We recently enjoyed the company of a lovely twenty-three month old little girl for a day. It was a big change for us because other than her, we have no real dealings with small children and haven’t for years. I see my nephews only once every couple of years and any other children we are around tend to be a lot older.
We learned about Special Agent Oso and Thomas the Train. She had fun coloring and playing in strange places and I got reacquainted with the art of changing diapers. As lunch time approached, she plopped herself down at the spot where my son had laid out his lunch fixings. He had bread and jam, which she was interested in having herself. He also had his meter and lancet. I watched as she looked them both over. I was nervous that she would accidentally lance herself but she just continued to investigate.
As I watched her, I realized that she is the exact same age that a friend’s daughter was when she was diagnosed with Type 1 diabetes. I remembered that my own child was only a few months older than her when he was diagnosed. I saw those little fingers that wrapped around mine to take me to her next place of discovery and was immediately sent tumbling down the rabbit hole. I remembered that when my son’s fingers were that small I used to have to cover them with blood before he ate. I remembered how he never flinched when I injected him but would refuse to eat anything that was put in front of him. I remembered my tears of frustration and his cheeks bulging with the food that he put in his mouth but would not swallow. I prayed that she would remain the healthy little girl she currently was and would never experience any pain or disease.
She was soon off again, searching for my son and wondering what her grandfather was doing. She played with the dogs and eventually sat down to watch TV before having a nap. I was ready to nap with her but shook it off and made some blueberry muffins instead.
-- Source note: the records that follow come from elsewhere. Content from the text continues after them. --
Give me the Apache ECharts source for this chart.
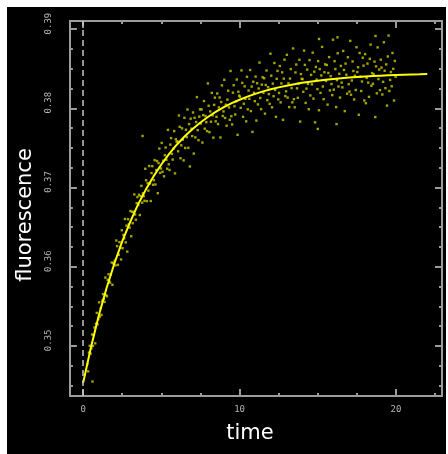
<!DOCTYPE html>
<html><head><meta charset="utf-8">
<script src="https://cdn.jsdelivr.net/npm/echarts@6/dist/echarts.min.js"></script>
<style>html,body{margin:0;padding:0;background:#fff;}#c{position:absolute;left:7px;top:7px;width:439px;height:447px;}</style>
</head><body><div id="c"></div>
<script>
// fitted curve
const fitTime = [0,0.5,1,1.5,2,2.5,3,3.5,4,4.5,5,5.5,6,6.5,7,7.5,8,8.5,9,9.5,10,10.5,11,11.5,12,12.5,13,13.5,14,14.5,15,15.5,16,16.5,17,17.5,18,18.5,19,19.5,20,20.5,21,21.5,22];
const fitValue = [0.3453,0.3498,0.3538,0.3573,0.3604,0.3632,0.3656,0.3678,0.3697,0.3714,0.3729,0.37425,0.37543,0.37647,0.37739,0.37821,0.37893,0.37957,0.38014,0.38064,0.38108,0.38147,0.38182,0.38213,0.3824,0.38264,0.38285,0.38304,0.38321,0.38336,0.38349,0.38361,0.38371,0.3838,0.38388,0.38395,0.38401,0.38407,0.38412,0.38416,0.3842,0.38424,0.38427,0.38429,0.38432];
// measured points (time, fluorescence)
const measured = [
[0.275,0.34770],[0.325,0.34678],[0.375,0.34916],[0.425,0.35001],[0.475,0.34902],[0.6,0.3455],
[0.525,0.34968],[0.575,0.35144],[0.625,0.35000],[0.675,0.35136],[0.725,0.35232],[0.775,0.35032],[0.825,0.35280],[0.875,0.35416],[0.925,0.35272],[0.975,0.35336],
[1.025,0.35550],[1.075,0.35369],[1.125,0.35476],[1.175,0.35391],[1.225,0.35570],[1.275,0.35653],[1.325,0.35592],[1.375,0.35555],[1.425,0.35862],[1.475,0.35641],
[1.525,0.35626],[1.575,0.35833],[1.625,0.35904],[1.675,0.35815],[1.725,0.35798],[1.775,0.35901],[1.825,0.36052],[1.875,0.35771],[1.925,0.36042],[1.975,0.36049],
[2.025,0.36076],[2.075,0.36016],[2.125,0.36330],[2.175,0.36259],[2.225,0.36023],[2.275,0.36150],[2.325,0.36310],[2.375,0.36239],[2.425,0.36091],[2.475,0.36460],
[2.525,0.36233],[2.575,0.36400],[2.625,0.36358],[2.675,0.36602],[2.725,0.36307],[2.775,0.36518],[2.825,0.36190],[2.875,0.36599],[2.925,0.36535],[2.975,0.36493],
[3.025,0.36703],[3.075,0.36384],[3.125,0.36692],[3.175,0.36549],[3.225,0.36692],[3.275,0.36912],[3.325,0.36659],[3.375,0.36593],[3.425,0.36802],[3.475,0.36879],
[3.525,0.36779],[3.575,0.36908],[3.625,0.36652],[3.675,0.36891],[3.725,0.37020],[3.775,0.36808],[3.825,0.36926],[3.875,0.36890],[3.925,0.36832],[3.975,0.37236],[3.8,0.3765],
[4.025,0.37091],[4.075,0.36828],[4.125,0.37055],[4.175,0.36960],[4.225,0.37271],[4.275,0.37050],[4.325,0.36829],[4.375,0.37182],[4.425,0.37269],[4.475,0.37034],
[4.525,0.37092],[4.575,0.37345],[4.625,0.37038],[4.675,0.37220],[4.725,0.37334],[4.775,0.36928],[4.825,0.37308],[4.875,0.37491],[4.925,0.37184],[4.975,0.37240],
[5.025,0.37563],[5.075,0.37198],[5.125,0.37338],[5.175,0.37141],[5.225,0.37407],[5.275,0.37504],[5.325,0.37350],[5.375,0.37237],[5.425,0.37727],[5.475,0.37292],
[5.525,0.37221],[5.575,0.37541],[5.625,0.37623],[5.675,0.37424],[5.725,0.37352],[5.775,0.37490],[5.825,0.37712],[5.875,0.37178],[5.925,0.37609],[5.975,0.37579],
[6.025,0.37582],[6.075,0.37457],[6.125,0.37909],[6.175,0.37766],[6.225,0.37369],[6.275,0.37532],[6.325,0.37747],[6.375,0.37604],[6.425,0.37342],[6.475,0.37880],
[6.525,0.37499],[6.575,0.37729],[6.625,0.37636],[6.675,0.37985],[6.725,0.37501],[6.775,0.37800],[6.825,0.37265],[6.875,0.37869],[6.925,0.37742],[6.975,0.37649],
[7.025,0.37947],[7.075,0.37428],[7.125,0.37879],[7.175,0.37632],[7.225,0.37827],[7.275,0.38141],[7.325,0.37724],[7.375,0.37597],[7.425,0.37894],[7.475,0.37987],
[7.525,0.37808],[7.575,0.37985],[7.625,0.37567],[7.675,0.37914],[7.725,0.38091],[7.775,0.37742],[7.825,0.37902],[7.875,0.37824],[7.925,0.37712],[7.975,0.38314],
[8.025,0.38032],[8.075,0.37699],[8.125,0.37960],[8.175,0.37830],[8.225,0.38194],[8.275,0.37911],[8.325,0.37629],[8.375,0.38043],[8.425,0.38134],[8.475,0.37835],
[8.525,0.37892],[8.575,0.38187],[8.625,0.37801],[8.675,0.38011],[8.725,0.38136],[8.775,0.37631],[8.825,0.38079],[8.875,0.38289],[8.925,0.37903],[8.975,0.37960],
[9.025,0.38359],[9.075,0.37878],[9.125,0.38045],[9.175,0.37780],[9.225,0.38109],[9.275,0.38222],[9.325,0.38011],[9.375,0.37854],[9.425,0.38471],[9.475,0.37900],
[9.525,0.37796],[9.575,0.38197],[9.625,0.38291],[9.675,0.38025],[9.725,0.37922],[9.775,0.38088],[9.825,0.38363],[9.875,0.37665],[9.925,0.38209],[9.975,0.38160],
[10.025,0.38146],[10.075,0.38006],[10.125,0.38478],[10.175,0.38320],[10.225,0.37892],[10.275,0.38057],[10.325,0.38277],[10.375,0.38119],[10.425,0.37835],[10.475,0.38397],
[10.525,0.37987],[10.575,0.38224],[10.625,0.38120],[10.675,0.38483],[10.725,0.37965],[10.775,0.38274],[10.825,0.37702],[10.875,0.38335],[10.925,0.38195],[10.975,0.38090],
[11.025,0.38400],[11.075,0.37845],[11.125,0.38316],[11.175,0.38049],[11.225,0.38250],[11.275,0.38577],[11.325,0.38130],[11.375,0.37989],[11.425,0.38298],[11.475,0.38391],
[11.525,0.38196],[11.575,0.38379],[11.625,0.37932],[11.675,0.38294],[11.725,0.38477],[11.775,0.38102],[11.825,0.38266],[11.875,0.38179],[11.925,0.38056],[11.975,0.38689],
[12.025,0.38412],[12.075,0.38012],[12.125,0.38312],[12.175,0.38152],[12.225,0.38572],[12.275,0.38232],[12.325,0.37892],[12.375,0.38372],[12.425,0.38472],[12.475,0.38112],
[12.525,0.38194],[12.575,0.38534],[12.625,0.38074],[12.675,0.38314],[12.725,0.38454],[12.775,0.37854],[12.825,0.38374],[12.875,0.38614],[12.925,0.38154],[12.975,0.38214],
[13.025,0.38675],[13.075,0.38135],[13.125,0.38315],[13.175,0.38015],[13.225,0.38375],[13.275,0.38495],[13.325,0.38255],[13.375,0.38075],[13.425,0.38755],[13.475,0.38115],
[13.525,0.38012],[13.575,0.38452],[13.625,0.38552],[13.675,0.38252],[13.725,0.38132],[13.775,0.38312],[13.825,0.38612],[13.875,0.37832],[13.925,0.38432],[13.975,0.38372],
[14.025,0.38368],[14.075,0.38208],[14.125,0.38728],[14.175,0.38548],[14.225,0.38068],[14.275,0.38248],[14.325,0.38488],[14.375,0.38308],[14.425,0.37988],[14.475,0.38608],
[14.525,0.38162],[14.575,0.38422],[14.625,0.38302],[14.675,0.38702],[14.725,0.38122],[14.775,0.38462],[14.825,0.37822],[14.875,0.38522],[14.925,0.38362],[14.975,0.38242],
[15.025,0.38595],[15.075,0.37975],[15.125,0.38495],[15.175,0.38195],[15.225,0.38415],[15.275,0.38775],[15.325,0.38275],[15.375,0.38115],[15.425,0.38455],[15.475,0.38555],
[15.525,0.38346],[15.575,0.38546],[15.625,0.38046],[15.675,0.38446],[15.725,0.38646],[15.775,0.38226],[15.825,0.38406],[15.875,0.38306],[15.925,0.38166],[15.975,0.38866],
[16.025,0.38235],[16.075,0.38595],[16.125,0.38495],[16.175,0.38015],[16.225,0.38355],[16.275,0.38695],[16.325,0.38275],[16.375,0.38435],[16.425,0.38135],[16.475,0.38535],
[16.525,0.38324],[16.575,0.38264],[16.625,0.38724],[16.675,0.38484],[16.725,0.37964],[16.775,0.38564],[16.825,0.38424],[16.875,0.38184],[16.925,0.38644],[16.975,0.38304],
[17.025,0.38211],[17.075,0.38851],[17.125,0.38171],[17.175,0.38351],[17.225,0.38591],[17.275,0.38471],[17.325,0.38111],[17.375,0.38411],[17.425,0.38231],[17.475,0.38771],
[17.525,0.38458],[17.575,0.38518],[17.625,0.37918],[17.675,0.38698],[17.725,0.38398],[17.775,0.38218],[17.825,0.38338],[17.875,0.38638],[17.925,0.38538],[17.975,0.38098],
[18.025,0.38684],[18.075,0.38064],[18.125,0.38384],[18.175,0.38564],[18.225,0.38324],[18.275,0.38144],[18.325,0.38624],[18.375,0.38804],[18.425,0.38284],[18.475,0.38444],
[18.525,0.38309],[18.575,0.38429],[18.625,0.38589],[18.675,0.37889],[18.725,0.38529],[18.775,0.38189],[18.825,0.38769],[18.875,0.38369],[18.925,0.38489],[18.975,0.38229],
[19.025,0.38614],[19.075,0.38514],[19.125,0.38174],[19.175,0.38334],[19.225,0.38834],[19.275,0.38474],[19.325,0.38254],[19.375,0.38554],[19.425,0.38034],[19.475,0.38654],
[19.525,0.38918],[19.575,0.38218],[19.625,0.38358],[19.675,0.38458],[19.725,0.38278],[19.775,0.38698],[19.825,0.38498],[19.875,0.38098],[19.925,0.38598],[19.975,0.38398],
[15.08,0.38875],[16.26,0.38896],[18.69,0.38913],[15.0,0.37739],[16.2,0.378]
];
const xMajorTicks = [0, 10, 20];
const xMinorTicks = [2.5, 5, 7.5, 12.5, 15, 17.5, 22.5];
const yMajorTicks = [0.35, 0.36, 0.37, 0.38, 0.39];
const yMinorTicks = [0.345, 0.3475, 0.3525, 0.355, 0.3575, 0.3625, 0.365, 0.3675, 0.3725, 0.375, 0.3775, 0.3825, 0.385, 0.3875];
const xName = 'time';
const yName = 'fluorescence';
const markerTime = 0;

const X_MIN = -0.843, X_MAX = 22.94, Y_MIN = 0.34367, Y_MAX = 0.39102;
const frame = '#9c9c9c';
const tickFont = {color: '#b4b4b4', fontSize: 9, fontFamily: 'DejaVu Sans Mono'};

function xa(pos, ticks, len, labels, extra) {
  return Object.assign({
    type: 'value', position: pos, min: X_MIN, max: X_MAX,
    axisLine: {show: true, onZero: false, lineStyle: {color: frame, width: 2}},
    axisTick: {show: true, inside: true, length: len, customValues: ticks, lineStyle: {color: frame, width: 2}},
    axisLabel: labels ? Object.assign({show: true, customValues: ticks, margin: 9, formatter: v => String(Math.round(v))}, tickFont) : {show: false},
    splitLine: {show: false}
  }, extra || {});
}
function ya(pos, ticks, len, labels, extra) {
  return Object.assign({
    type: 'value', position: pos, min: Y_MIN, max: Y_MAX,
    axisLine: {show: true, onZero: false, lineStyle: {color: frame, width: 2}},
    axisTick: {show: true, inside: true, length: len, customValues: ticks, lineStyle: {color: frame, width: 2}},
    axisLabel: labels ? Object.assign({show: true, customValues: ticks, rotate: 90, margin: 17, padding: [0, 0, 0, 11], formatter: v => v.toFixed(2)}, tickFont) : {show: false},
    splitLine: {show: false}
  }, extra || {});
}

const chart = echarts.init(document.getElementById('c'), null, {renderer: 'canvas'});
chart.setOption({
  backgroundColor: '#000',
  animation: false,
  grid: {left: 60, top: 14, width: 375, height: 375, containLabel: false},
  xAxis: [
    xa('bottom', xMajorTicks, 7, true, {name: xName, nameLocation: 'middle', nameGap: 27,
      nameTextStyle: {color: '#fff', fontSize: 21, fontFamily: 'DejaVu Sans', padding: [0, 12, 0, 0]}}),
    xa('bottom', xMinorTicks, 3, false),
    xa('top', xMajorTicks, 7, false),
    xa('top', xMinorTicks, 3, false)
  ],
  yAxis: [
    ya('left', yMajorTicks, 7, true, {name: yName, nameLocation: 'middle', nameGap: 30,
      nameTextStyle: {color: '#fff', fontSize: 21, fontFamily: 'DejaVu Sans', padding: [0, 13, 0, 0]}}),
    ya('left', yMinorTicks, 3, false),
    ya('right', yMajorTicks, 7, false),
    ya('right', yMinorTicks, 3, false)
  ],
  series: [
    {type: 'scatter', xAxisIndex: 0, yAxisIndex: 0, data: measured, symbol: 'rect', symbolSize: 2.4,
      itemStyle: {color: '#cccc00'}, silent: true},
    {type: 'line', xAxisIndex: 0, yAxisIndex: 0, data: fitTime.map((t, i) => [t, fitValue[i]]),
      showSymbol: false, smooth: false, lineStyle: {color: '#ffff00', width: 2}, silent: true,
      markLine: {silent: true, symbol: ['none', 'none'], label: {show: false},
        lineStyle: {color: '#c8c8c8', width: 1.5, type: [6, 4]},
        data: [{xAxis: markerTime}]}}
  ]
});
</script></body></html>
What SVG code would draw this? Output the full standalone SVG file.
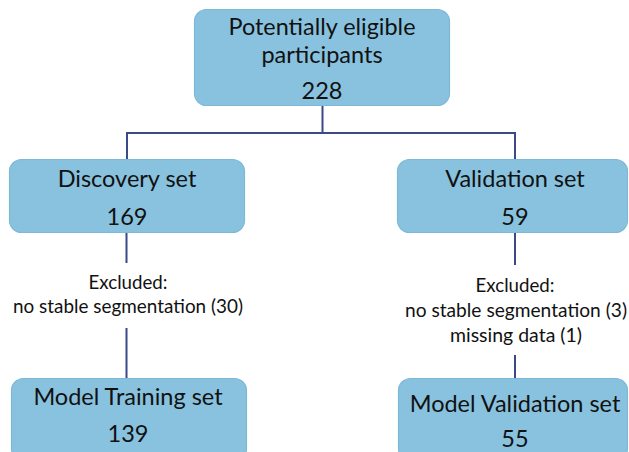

After a short nap, she was recharged, refreshed and ready to go again. She found a new place to play under the kitchen table and amused herself for quite awhile. After some serious playing she had worked up and appetite and looked at my fresh muffins with hunger in her eyes. I gave her a bit and my son had the rest. I told him the carb count and automatically calculated the carbs in the piece of muffin and small yogurt that our tiny guest had. I smiled when I realized how automatic this was and again, I said a small prayer hoping that she would never have to worry about the carb count before eating any of her meals.
For years, I could not look at small children. I would see them toddling off to preschool and entering their kindergarten classroom and the memories would come flooding back. They were so small. My boys were that age once. When my youngest was that age he had to bring a meter, spare juice and a needle. His mother went everywhere with him. I watched for stumbles that were not from untied laces but from blood glucose that was dropping without warning. There were bumps, bruises and cuts from missteps when low but we had made it to the teen years.
Now he is a tall young man who will soon be looking down on me. He lives in the fridge and has friends all over town. He spends days away from Mom’s prying eyes. He boluses and tests on his own. His hands are calloused from testing and his fingers are no longer covered in blood when he tests.
No one should have to live with this disease but despite it all we are…we are living our life and enjoying each day.